У Эйдана клацнули зубы. Мерзкие твари, он все равно их найдет и прикончит! Нет, не зря он зашел к этой девочке, она поможет ему вновь поймать ускользающую нить.
— Они тебе что-то сделали? — Зара почувствовала, что затронула болезненную тему, уловила его нервозность, осадок недавней трагедии.
— Да, — он предпочел ограничиться односложным ответом.
— Как тебя зовут? — девочка соскользнула с кровати, но подойти не решилась: кто знает, что придет в голову разбереженному воспоминаниями вампиру?
— Эйдан. — он в первый раз называл человеку свое имя.
— У тебя какое-то горе, да? Расскажи, тебе станет легче.
Плотину внутри него прорвало, и тщательно сдерживаемые несколько недель чувства вырвались наружу. Эйдан рассказал ей все: об истории своего появления в родном лесу, встрече с Ульрикой, их любви, трагической гибели возлюбленной и своей клятве. Зара терпеливо слушала, иногда задавала вопросы и вроде бы сочувствовала, во всяком случае, выражение лица у нее было серьезным.
Светало: они и не заметили, как проговорили всю ночь. И за все это время его ни разу не посетило желание ее убить, хотя, зачем скрывать, ее запах, ее тепло казались таким привлекательными.
Почувствовав приближение зари, вампир занервничал.
— Подожди одну минутку, — сонно пробормотала Зара. — Я ведь могу тебе помочь.
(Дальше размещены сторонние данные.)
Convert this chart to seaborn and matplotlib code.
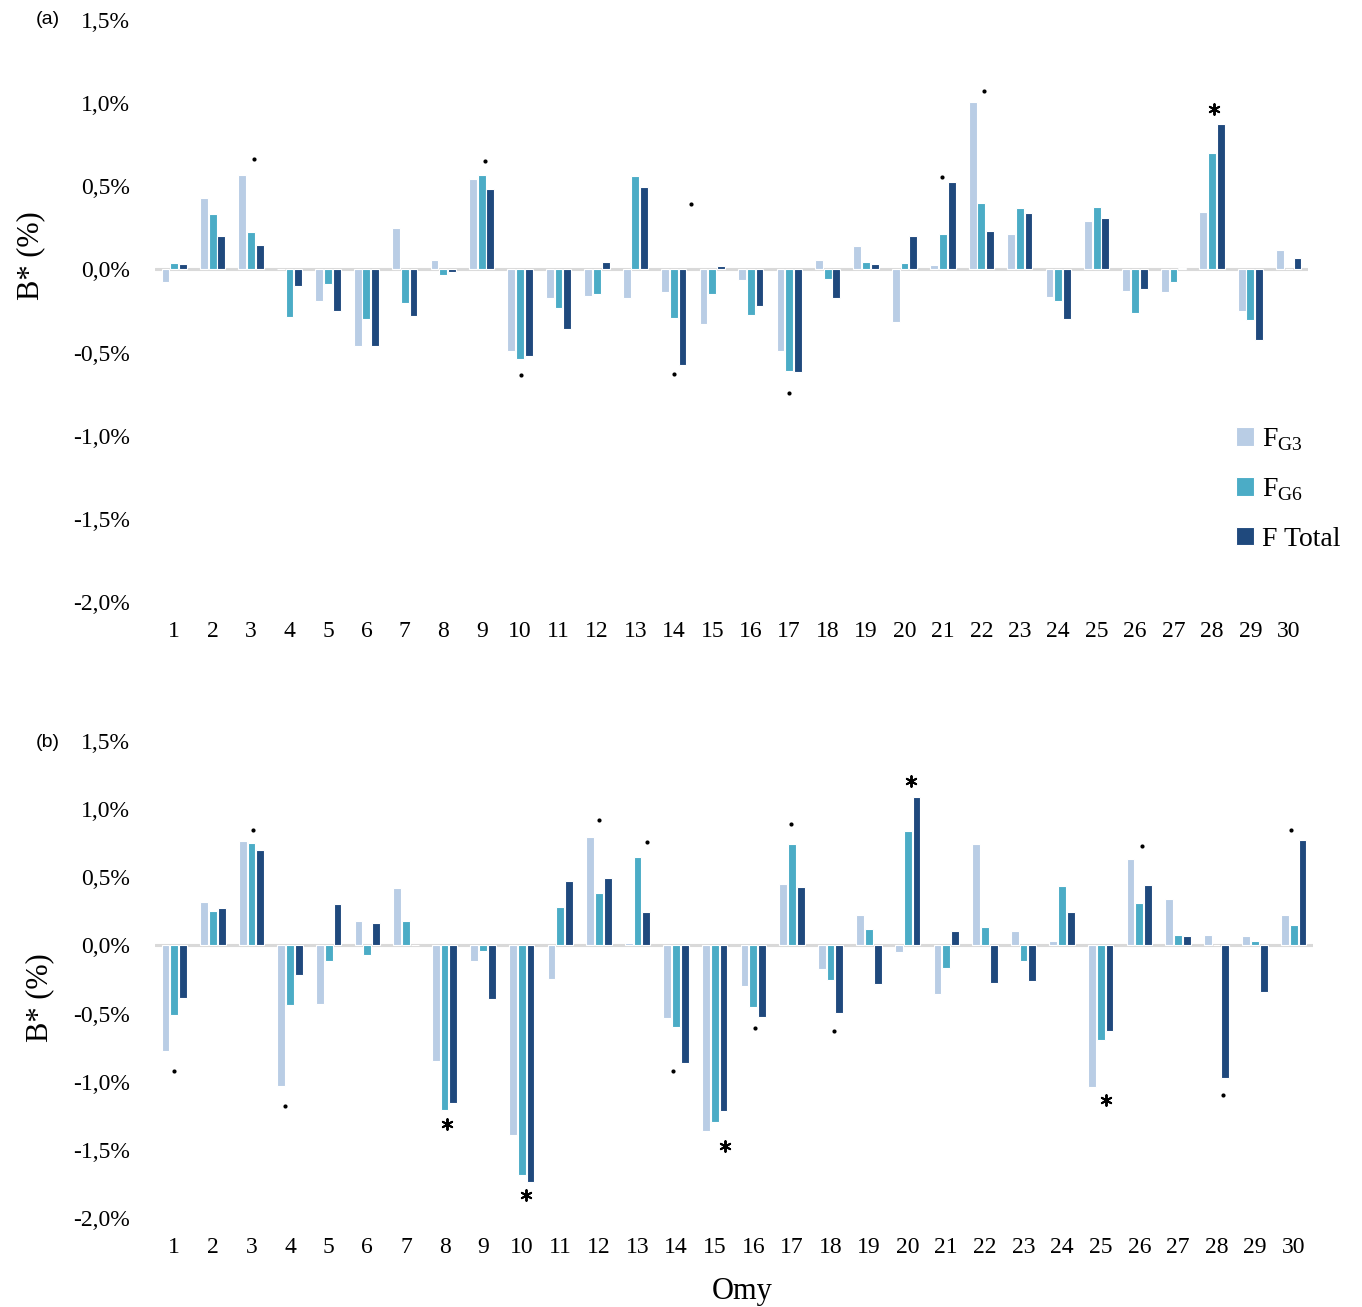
import numpy as np
import pandas as pd
import matplotlib
matplotlib.use("Agg")
import matplotlib.pyplot as plt
import seaborn as sns
from matplotlib.ticker import FuncFormatter

# ---------------- data (values in %) ----------------
omy = [str(i) for i in range(1, 31)]
series = ["F$_{\\mathregular{G3}}$", "F$_{\\mathregular{G6}}$", "F Total"]

fg3_a = [-0.078, 0.427, 0.565, 0.0, -0.192, -0.463, 0.247, 0.058, 0.543, -0.491,
         -0.172, -0.162, -0.172, -0.136, -0.331, -0.064, -0.491, 0.056, 0.140, -0.315,
         0.024, 1.008, 0.216, -0.164, 0.291, -0.130, -0.136, 0.343, -0.253, 0.114]
fg6_a = [0.036, 0.331, 0.227, -0.285, -0.090, -0.299, -0.204, -0.034, 0.569, -0.541,
         -0.233, -0.146, 0.563, -0.295, -0.148, -0.277, -0.609, -0.058, 0.044, 0.038,
         0.215, 0.397, 0.371, -0.188, 0.375, -0.261, -0.076, 0.702, -0.303, 0.0]
ftot_a = [0.030, 0.200, 0.146, -0.100, -0.247, -0.461, -0.278, -0.016, 0.481, -0.523,
          -0.361, 0.042, 0.493, -0.575, 0.020, -0.218, -0.615, -0.170, 0.030, 0.200,
          0.527, 0.230, 0.341, -0.299, 0.311, -0.120, 0.008, 0.872, -0.427, 0.068]

fg3_b = [-0.778, 0.316, 0.765, -1.030, -0.430, 0.179, 0.423, -0.849, -0.115, -1.394,
         -0.249, 0.797, 0.020, -0.533, -1.360, -0.301, 0.453, -0.174, 0.223, -0.046,
         -0.360, 0.744, 0.103, 0.029, -1.042, 0.631, 0.342, 0.078, 0.068, 0.223]
fg6_b = [-0.514, 0.254, 0.748, -0.438, -0.117, -0.071, 0.176, -1.206, -0.044, -1.688,
         0.284, 0.386, 0.651, -0.602, -1.294, -0.455, 0.741, -0.252, 0.117, 0.839,
         -0.166, 0.132, -0.117, 0.435, -0.692, 0.311, 0.073, 0.0, 0.034, 0.147]
ftot_b = [-0.389, 0.271, 0.700, -0.218, 0.303, 0.166, 0.0, -1.157, -0.391, -1.734,
          0.472, 0.494, 0.247, -0.863, -1.216, -0.526, 0.428, -0.499, -0.286, 1.086,
          0.108, -0.276, -0.262, 0.247, -0.631, 0.443, 0.068, -0.973, -0.340, 0.775]

# significance marks: x position (category index), y value (%), symbol
sig_a_x = [2.08, 8.08, 9.02, 13.45, 13.0, 16.0, 19.97, 21.07, 27.06]
sig_a_y = [0.663, 0.655, -0.633, 0.391, -0.631, -0.744, 0.555, 1.076, 0.962]
sig_a_s = [".", ".", ".", ".", ".", ".", ".", ".", "*"]

sig_b_x = [-0.02, 2.03, 2.88, 7.07, 9.11, 11.01, 12.24, 12.92, 14.27, 15.05, 15.98,
           17.09, 19.08, 24.15, 25.06, 27.17, 28.94]
sig_b_y = [-0.924, 0.849, -1.181, -1.31, -1.829, 0.917, 0.756, -0.924, -1.47, -0.604,
           0.891, -0.626, 1.203, -1.132, 0.729, -1.095, 0.849]
sig_b_s = [".", ".", ".", "*", "*", ".", ".", ".", "*", ".", ".", ".", "*", "*", ".", ".", "."]

yticks = [-2.0, -1.5, -1.0, -0.5, 0.0, 0.5, 1.0, 1.5]
colors = ["#B9CDE5", "#4BACC6", "#1F497D"]

# ---------------- style ----------------
sns.set_theme(style="white")
plt.rcParams["font.family"] = ["Liberation Serif", "DejaVu Serif"]
plt.rcParams["mathtext.fontset"] = "custom"
plt.rcParams["mathtext.rm"] = "Liberation Serif"
for k in ["text.color", "axes.labelcolor", "xtick.color", "ytick.color"]:
    plt.rcParams[k] = "black"


def long_df(a, b, c):
    return pd.DataFrame({
        "Omy": omy * 3,
        "serie": [series[0]] * 30 + [series[1]] * 30 + [series[2]] * 30,
        "value": list(a) + list(b) + list(c),
    })


df_a = long_df(fg3_a, fg6_a, ftot_a)
df_b = long_df(fg3_b, fg6_b, ftot_b)

W, H = 1362, 1307
fig = plt.figure(figsize=(W / 100, H / 100), dpi=100)
ax_a = fig.add_axes([155 / W, 1 - 602 / H, (1308 - 155) / W, 582 / H])
ax_b = fig.add_axes([155 / W, 1 - 1218 / H, (1313 - 155) / W, 477 / H])

fmt = FuncFormatter(lambda v, p: f"{v:.1f}%".replace(".", ","))

for ax, df, sx, sy, ss in [(ax_a, df_a, sig_a_x, sig_a_y, sig_a_s),
                           (ax_b, df_b, sig_b_x, sig_b_y, sig_b_s)]:
    ax.axhline(0, color="#D9D9D9", lw=2.2, zorder=0.5)
    sns.barplot(data=df, x="Omy", y="value", hue="serie", order=omy,
                hue_order=series, palette=colors, saturation=1, width=0.68, gap=0.1,
                edgecolor="white", linewidth=0.8, errorbar=None, ax=ax,
                legend=(ax is ax_a), zorder=2)
    ax.set_xlim(-0.5, 29.5)
    ax.set_ylim(-2.0, 1.5)
    ax.set_yticks(yticks)
    ax.yaxis.set_major_formatter(fmt)
    ax.tick_params(axis="both", length=0, labelsize=17)
    ax.tick_params(axis="x", pad=14)
    ax.tick_params(axis="y", pad=18)
    for s in ax.spines.values():
        s.set_visible(False)
    ax.set_xlabel("")
    ax.set_ylabel("B* (%)", fontsize=22, va="center")
    # significance marks
    for x, y, s in zip(sx, sy, ss):
        if s == ".":
            ax.scatter([x], [y], s=9, color="black", marker="o", zorder=3, linewidths=0)
        else:
            ax.scatter([x], [y], s=60, color="black", marker=(6, 2, 0), zorder=3,
                       linewidths=1.4)

ax_a.yaxis.set_label_coords(-0.1075, 0.596)
ax_b.yaxis.set_label_coords(-0.0993, 0.463)

fig.text(48 / W, 1 - 20 / H, "(a)", fontsize=14, family="Liberation Sans",
         ha="center", va="center")
fig.text(48 / W, 1 - 742 / H, "(b)", fontsize=14, family="Liberation Sans",
         ha="center", va="center")
fig.text(742 / W, 1 - 1299 / H, "Omy", fontsize=22, ha="center", va="baseline")

leg = ax_a.legend(loc="upper left", bbox_to_anchor=(1236 / W, 1 - 426 / H),
                  bbox_transform=fig.transFigure, frameon=False, fontsize=20,
                  handlelength=0.65, handleheight=0.65, handletextpad=0.3,
                  labelspacing=0.85, borderpad=0, borderaxespad=0, title=None)

fig.savefig("out.png", dpi=100)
Я знаю этих охотников, они из города.
— Да, мне говорили, что они поехали в город.
— Хочешь, я скажу тебе, где живет один из них? Думаю, через него ты легко найдешь остальных.
— Но зачем тебе…?
— Помогать вампиру убивать человека? Да хотя бы из соображений собственной безопасности. Того человека зовут Манюэль, он живет у рынка в городе Терр. Не спрашивай, — улыбнулась она, — откуда я знаю, я просто знаю.
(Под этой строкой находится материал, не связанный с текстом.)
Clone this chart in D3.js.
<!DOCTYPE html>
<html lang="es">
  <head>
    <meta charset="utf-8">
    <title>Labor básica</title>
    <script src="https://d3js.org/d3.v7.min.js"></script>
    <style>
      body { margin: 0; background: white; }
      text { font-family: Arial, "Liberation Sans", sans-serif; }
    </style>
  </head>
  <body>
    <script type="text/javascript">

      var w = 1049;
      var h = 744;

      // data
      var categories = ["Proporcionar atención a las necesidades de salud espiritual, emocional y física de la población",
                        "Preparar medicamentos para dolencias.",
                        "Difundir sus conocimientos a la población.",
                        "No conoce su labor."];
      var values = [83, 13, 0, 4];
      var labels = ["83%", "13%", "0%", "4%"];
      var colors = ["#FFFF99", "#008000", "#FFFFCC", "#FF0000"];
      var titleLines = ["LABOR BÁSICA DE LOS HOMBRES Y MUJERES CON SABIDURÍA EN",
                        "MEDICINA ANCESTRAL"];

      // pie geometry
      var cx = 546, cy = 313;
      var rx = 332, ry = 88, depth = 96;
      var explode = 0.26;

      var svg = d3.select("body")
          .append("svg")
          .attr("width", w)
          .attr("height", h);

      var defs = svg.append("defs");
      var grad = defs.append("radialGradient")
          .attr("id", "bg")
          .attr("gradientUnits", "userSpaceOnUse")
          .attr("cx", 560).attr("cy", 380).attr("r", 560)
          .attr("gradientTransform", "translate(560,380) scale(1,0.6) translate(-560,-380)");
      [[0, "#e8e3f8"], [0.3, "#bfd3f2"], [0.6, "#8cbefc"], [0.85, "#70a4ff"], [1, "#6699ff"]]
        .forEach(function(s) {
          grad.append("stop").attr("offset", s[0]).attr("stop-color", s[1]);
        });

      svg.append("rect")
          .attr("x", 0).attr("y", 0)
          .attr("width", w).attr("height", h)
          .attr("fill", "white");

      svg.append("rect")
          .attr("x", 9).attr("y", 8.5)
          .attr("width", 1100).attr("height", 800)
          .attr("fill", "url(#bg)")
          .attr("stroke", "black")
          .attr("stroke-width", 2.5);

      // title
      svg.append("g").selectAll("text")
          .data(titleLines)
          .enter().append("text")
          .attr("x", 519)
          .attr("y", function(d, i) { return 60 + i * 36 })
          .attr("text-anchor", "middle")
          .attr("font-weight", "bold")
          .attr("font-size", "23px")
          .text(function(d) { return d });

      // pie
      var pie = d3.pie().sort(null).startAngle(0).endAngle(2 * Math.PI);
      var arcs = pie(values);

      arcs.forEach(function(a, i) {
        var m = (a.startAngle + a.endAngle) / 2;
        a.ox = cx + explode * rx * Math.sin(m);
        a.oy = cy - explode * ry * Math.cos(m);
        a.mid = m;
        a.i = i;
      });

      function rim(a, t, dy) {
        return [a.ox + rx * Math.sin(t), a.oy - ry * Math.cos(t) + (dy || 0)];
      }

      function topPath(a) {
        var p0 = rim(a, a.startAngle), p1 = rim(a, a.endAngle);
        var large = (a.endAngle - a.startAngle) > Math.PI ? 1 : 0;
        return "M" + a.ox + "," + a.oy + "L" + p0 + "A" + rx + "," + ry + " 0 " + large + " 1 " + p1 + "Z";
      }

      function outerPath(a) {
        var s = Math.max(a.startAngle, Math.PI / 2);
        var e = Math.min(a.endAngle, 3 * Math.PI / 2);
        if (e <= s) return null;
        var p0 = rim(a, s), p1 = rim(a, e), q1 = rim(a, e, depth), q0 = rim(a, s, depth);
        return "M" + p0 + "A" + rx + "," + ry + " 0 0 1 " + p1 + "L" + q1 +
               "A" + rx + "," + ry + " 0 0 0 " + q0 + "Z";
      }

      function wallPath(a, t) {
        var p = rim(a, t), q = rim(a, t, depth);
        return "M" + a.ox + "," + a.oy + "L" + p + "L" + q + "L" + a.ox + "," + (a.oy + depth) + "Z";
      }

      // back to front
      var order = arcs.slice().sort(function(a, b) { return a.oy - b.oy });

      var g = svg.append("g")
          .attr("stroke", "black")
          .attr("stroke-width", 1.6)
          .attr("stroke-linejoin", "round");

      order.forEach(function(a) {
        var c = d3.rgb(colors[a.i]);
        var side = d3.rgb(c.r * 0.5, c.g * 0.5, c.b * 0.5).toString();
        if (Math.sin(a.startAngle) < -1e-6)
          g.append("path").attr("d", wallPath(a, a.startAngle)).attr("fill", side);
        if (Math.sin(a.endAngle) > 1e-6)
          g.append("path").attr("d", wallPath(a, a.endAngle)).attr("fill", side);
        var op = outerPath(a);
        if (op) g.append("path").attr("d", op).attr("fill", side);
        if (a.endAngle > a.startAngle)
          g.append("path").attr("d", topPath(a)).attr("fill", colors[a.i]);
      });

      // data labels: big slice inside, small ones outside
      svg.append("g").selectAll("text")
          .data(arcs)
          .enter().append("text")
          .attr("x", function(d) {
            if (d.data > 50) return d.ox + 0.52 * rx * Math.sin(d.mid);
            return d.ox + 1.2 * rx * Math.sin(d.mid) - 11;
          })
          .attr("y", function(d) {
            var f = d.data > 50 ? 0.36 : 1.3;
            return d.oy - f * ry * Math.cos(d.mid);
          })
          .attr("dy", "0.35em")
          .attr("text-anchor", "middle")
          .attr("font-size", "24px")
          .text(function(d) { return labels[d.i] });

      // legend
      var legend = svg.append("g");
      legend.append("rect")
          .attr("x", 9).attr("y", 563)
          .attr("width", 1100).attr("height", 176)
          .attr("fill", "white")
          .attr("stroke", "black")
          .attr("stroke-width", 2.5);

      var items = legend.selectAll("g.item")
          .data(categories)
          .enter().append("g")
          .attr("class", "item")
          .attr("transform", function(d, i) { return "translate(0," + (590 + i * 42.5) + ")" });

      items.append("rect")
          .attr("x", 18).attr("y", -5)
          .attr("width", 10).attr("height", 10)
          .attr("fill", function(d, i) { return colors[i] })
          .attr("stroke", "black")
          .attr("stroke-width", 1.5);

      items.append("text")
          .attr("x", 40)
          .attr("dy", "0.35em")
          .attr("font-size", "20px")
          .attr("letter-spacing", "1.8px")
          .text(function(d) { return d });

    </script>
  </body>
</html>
— С чего ты решила, что Ульрику убил Манюэль?
— Я его видела. Он один из лучших охотников на вампиров.
— Спасибо, — вновь улыбнулся Эйдан. — Так и быть, сегодня ты проснешься живой.
— Ты отправишься в Терр прямо сейчас? — девочка задула свечу; пронзительные синие глаза неотрывно следили за его лицом — ключом к его действиям. Даже вампир сначала думает, а потом делает.
— Что-то имеешь против?
— Да, — смело ответила она. — Тебя сразу поймают. Да любой, кто на тебя взглянет, скажет, что ты вампир. Раз уж ты решил убить Манюэля «Птицелова», то должен выглядеть и вести себя, как человек.
— Вот еще! — фыркнул он. — Как-нибудь обойдусь без твоих советов!
— Солнце встало, — Зара указала на окно и укуталась в одеяло.
Она только моргнула — а Эйдана уже не было.
Девочка вздохнула с облегчением и закрыла глаза. Даже если вампир дружелюбен, лучше держаться от него подальше. Дети тьмы так непредсказуемы, так подвержены инстинктам… Этот, конечно, вроде милый, ей даже его жалко — смерть возлюбленной, безусловно, явилась для него сильным ударом, всколыхнула тихий омут привычной жизни, погнала прочь от насиженных мест.
— Что ж, свой вампир — это тоже не плохо, главное, его приручить, — засыпая, подумала Зара. — Вот мы и посмотрим, папочка, что Вы оставили мне в наследство.
С утра мать отметила, что дочь выглядит усталой. Действительно, Зара клевала носом и даже пересолила еду. Она отделалась коротким объяснением: читала, и вновь углубилась в раздумья. В ее голове зрел план, но для его осуществления вампир, случайно занесенный судьбой в их деревню, должен был вернуться. Сытым и таким же миролюбивым.
День Зары делился на две половины: первую она посвящала матери и ее гостинице, вторую — самой себе. С упорством, достойным ученого мужа, девочка выучилась читать по единственной книге, забытой в свое время одним из постояльцев. Она не желала мириться с участью простой необразованной деревенской девчонки, не мечтала стать хозяйкой гостиницы — ей нужно было больше, и дорогу к этому открывала элементарная грамотность.
Вместо учителей у Зары были постояльцы матери: кто-то научил ее различать буквы, кто-то считать, кто-то писать; подсаживаясь к ним долгими вечерами, она слушала их рассказы о разных вещах, задавала вопросы, порой обескураживающие, ставящие в тупик.